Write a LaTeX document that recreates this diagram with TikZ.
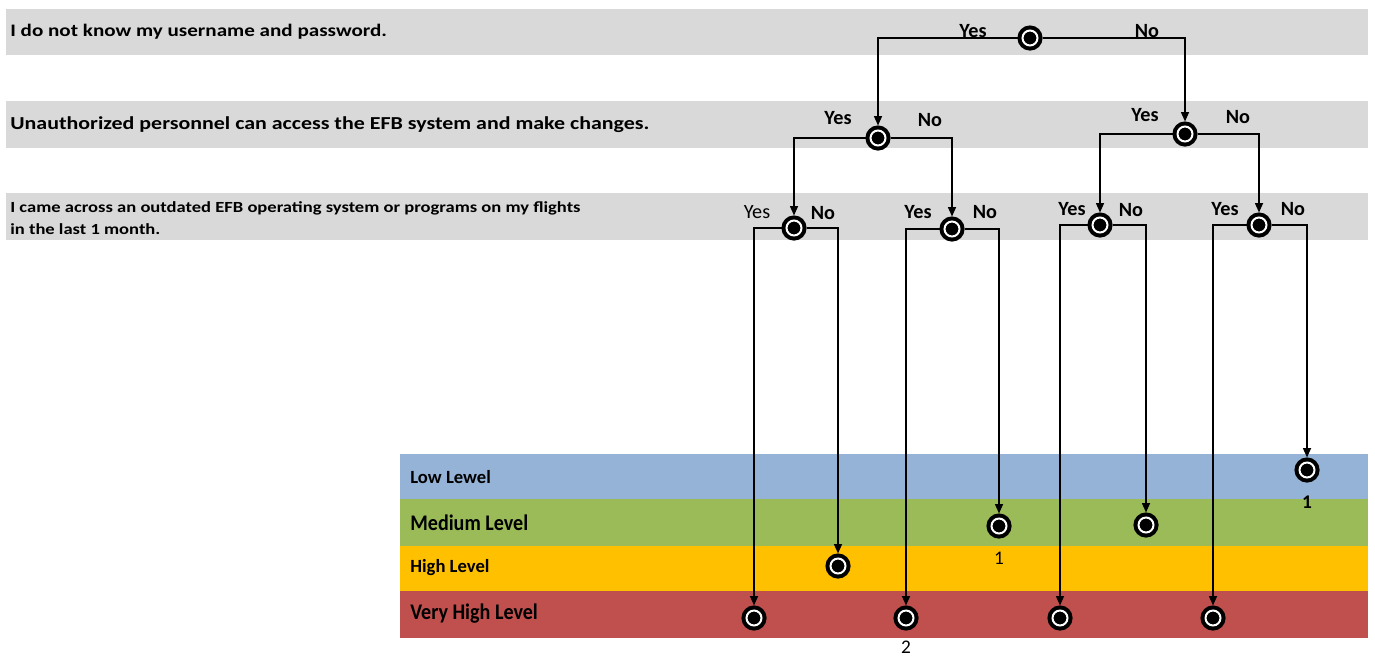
\documentclass[tikz,border=0pt]{standalone}
\usepackage{fontspec}
\setmainfont{Carlito}
\newfontfamily\widefont[FakeStretch=1.2]{Carlito}
\newfontfamily\narrowfont[FakeStretch=0.9]{Carlito}
\usetikzlibrary{arrows.meta,positioning}
\definecolor{bandgray}{HTML}{D9D9D9}
\definecolor{lowblue}{HTML}{95B3D7}
\definecolor{medgreen}{HTML}{9BBB59}
\definecolor{highorange}{HTML}{FFC000}
\definecolor{vhighred}{HTML}{C0504D}
\tikzset{
	>={Triangle[length=0.19cm,width=0.16cm]},
	choice/.style={circle, fill=black, draw=black, double=white, double distance=0.04cm,
		line width=0.08cm, minimum size=0.3cm, inner sep=0pt, outer sep=0.1cm},
	branch/.style={->, line width=0.9pt},
	answer/.style={font=\fontsize{11.5}{13}\selectfont\bfseries, inner sep=0pt},
	question/.style={anchor=west, font=\widefont\fontsize{10}{12}\selectfont\bfseries, inner sep=0pt},
	levelbig/.style={anchor=west, font=\narrowfont\fontsize{12.7}{15}\selectfont\bfseries, inner sep=0pt},
	levelsmall/.style={anchor=west, font=\fontsize{10.6}{13}\selectfont\bfseries, inner sep=0pt},
	score/.style={font=\fontsize{11}{13}\selectfont, inner sep=0pt},
}

\begin{document}
\begin{tikzpicture}[x=0.02cm, y=-0.02cm]
	\useasboundingbox (0,0) rectangle (1375,657);

	% question bands
	\fill[bandgray] (6,9) rectangle (1368,55);
	\fill[bandgray] (6,101) rectangle (1368,148);
	\fill[bandgray] (6,193) rectangle (1368,240);
	\node[question] (q1) at (10,32) {I do not know my username and password.};
	\node[question, font=\widefont\fontsize{10.4}{12}\selectfont\bfseries] (q2) at (10,125)
		{Unauthorized personnel can access the EFB system and make changes.};
	\node[question, font=\widefont\fontsize{8.8}{12.4}\selectfont\bfseries, align=left] (q3) at (10,218)
		{I came across an outdated EFB operating system or programs on my flights\\in the last 1 month.};

	% level bands
	\fill[lowblue] (400,454) rectangle (1368,499);
	\fill[medgreen] (400,499) rectangle (1368,546);
	\fill[highorange] (400,546) rectangle (1368,591);
	\fill[vhighred] (400,591) rectangle (1368,638);
	\node[levelsmall] (low) at (410,477) {Low Lewel};
	\node[levelbig] (med) at (410,523) {Medium Level};
	\node[levelsmall] (high) at (410,568) {High Level};
	\node[levelbig] (vhigh) at (410,614) {Very High Level};

	% decision points
	\node[choice] (d1) at (1030,38) {};
	\node[choice] (d2a) at (878,138) {};
	\node[choice] (d2b) at (1185,134) {};
	\node[choice] (d3a) at (794,228) {};
	\node[choice] (d3b) at (952,229) {};
	\node[choice] (d3c) at (1100,225) {};
	\node[choice] (d3d) at (1259,225) {};

	% results
	\node[choice] (r1) at (754,618) {};
	\node[choice] (r2) at (838,566) {};
	\node[choice] (r3) at (906,618) {};
	\node[choice] (r4) at (999,526) {};
	\node[choice] (r5) at (1060,618) {};
	\node[choice] (r6) at (1146,525) {};
	\node[choice] (r7) at (1213,618) {};
	\node[choice] (r8) at (1307,470) {};

	\draw[branch] (d1) -| (d2a);
	\draw[branch] (d1) -| (d2b);
	\draw[branch] (d2a) -| (d3a);
	\draw[branch] (d2a) -| (d3b);
	\draw[branch] (d2b) -| (d3c);
	\draw[branch] (d2b) -| (d3d);
	\draw[branch] (d3a) -| (r1);
	\draw[branch] (d3a) -| (r2);
	\draw[branch] (d3b) -| (r3);
	\draw[branch] (d3b) -| (r4);
	\draw[branch] (d3c) -| (r5);
	\draw[branch] (d3c) -| (r6);
	\draw[branch] (d3d) -| (r7);
	\draw[branch] (d3d) -| (r8);

	% answers
	\node[answer] (y1) at (973,31) {Yes};
	\node[answer] (n1) at (1147,31) {No};
	\node[answer] (y2a) at (838,118) {Yes};
	\node[answer] (n2a) at (930,120) {No};
	\node[answer] (y2b) at (1145,115) {Yes};
	\node[answer] (n2b) at (1238,117) {No};
	\node[answer, font=\fontsize{11.5}{13}\selectfont] (y3a) at (757,212) {Yes};
	\node[answer] (n3a) at (823,213) {No};
	\node[answer] (y3b) at (918,212) {Yes};
	\node[answer] (n3b) at (985,212) {No};
	\node[answer] (y3c) at (1072,209) {Yes};
	\node[answer] (n3c) at (1131,210) {No};
	\node[answer] (y3d) at (1225,209) {Yes};
	\node[answer] (n3d) at (1293,209) {No};

	% counts
	\node[score] (c4) at (999,558) {1};
	\node[score] (c3) at (906,647) {2};
	\node[score, font=\fontsize{11}{13}\selectfont\bfseries] (c8) at (1307,502) {1};
\end{tikzpicture}
\end{document}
......
**REQUIRED WORK:** Give again, word for word, every line from the top of the data through the line with "came across an", both ends included, and exclude the pictures.

**CORRECT OUTPUT:**
Write a LaTeX document that recreates this diagram with TikZ.
\documentclass[tikz,border=0pt]{standalone}
\usepackage{fontspec}
\setmainfont{Carlito}
\newfontfamily\widefont[FakeStretch=1.2]{Carlito}
\newfontfamily\narrowfont[FakeStretch=0.9]{Carlito}
\usetikzlibrary{arrows.meta,positioning}
\definecolor{bandgray}{HTML}{D9D9D9}
\definecolor{lowblue}{HTML}{95B3D7}
\definecolor{medgreen}{HTML}{9BBB59}
\definecolor{highorange}{HTML}{FFC000}
\definecolor{vhighred}{HTML}{C0504D}
\tikzset{
	>={Triangle[length=0.19cm,width=0.16cm]},
	choice/.style={circle, fill=black, draw=black, double=white, double distance=0.04cm,
		line width=0.08cm, minimum size=0.3cm, inner sep=0pt, outer sep=0.1cm},
	branch/.style={->, line width=0.9pt},
	answer/.style={font=\fontsize{11.5}{13}\selectfont\bfseries, inner sep=0pt},
	question/.style={anchor=west, font=\widefont\fontsize{10}{12}\selectfont\bfseries, inner sep=0pt},
	levelbig/.style={anchor=west, font=\narrowfont\fontsize{12.7}{15}\selectfont\bfseries, inner sep=0pt},
	levelsmall/.style={anchor=west, font=\fontsize{10.6}{13}\selectfont\bfseries, inner sep=0pt},
	score/.style={font=\fontsize{11}{13}\selectfont, inner sep=0pt},
}

\begin{document}
\begin{tikzpicture}[x=0.02cm, y=-0.02cm]
	\useasboundingbox (0,0) rectangle (1375,657);

	% question bands
	\fill[bandgray] (6,9) rectangle (1368,55);
	\fill[bandgray] (6,101) rectangle (1368,148);
	\fill[bandgray] (6,193) rectangle (1368,240);
	\node[question] (q1) at (10,32) {I do not know my username and password.};
	\node[question, font=\widefont\fontsize{10.4}{12}\selectfont\bfseries] (q2) at (10,125)
		{Unauthorized personnel can access the EFB system and make changes.};
	\node[question, font=\widefont\fontsize{8.8}{12.4}\selectfont\bfseries, align=left] (q3) at (10,218)
		{I came across an outdated EFB operating system or programs on my flights\\in the last 1 month.};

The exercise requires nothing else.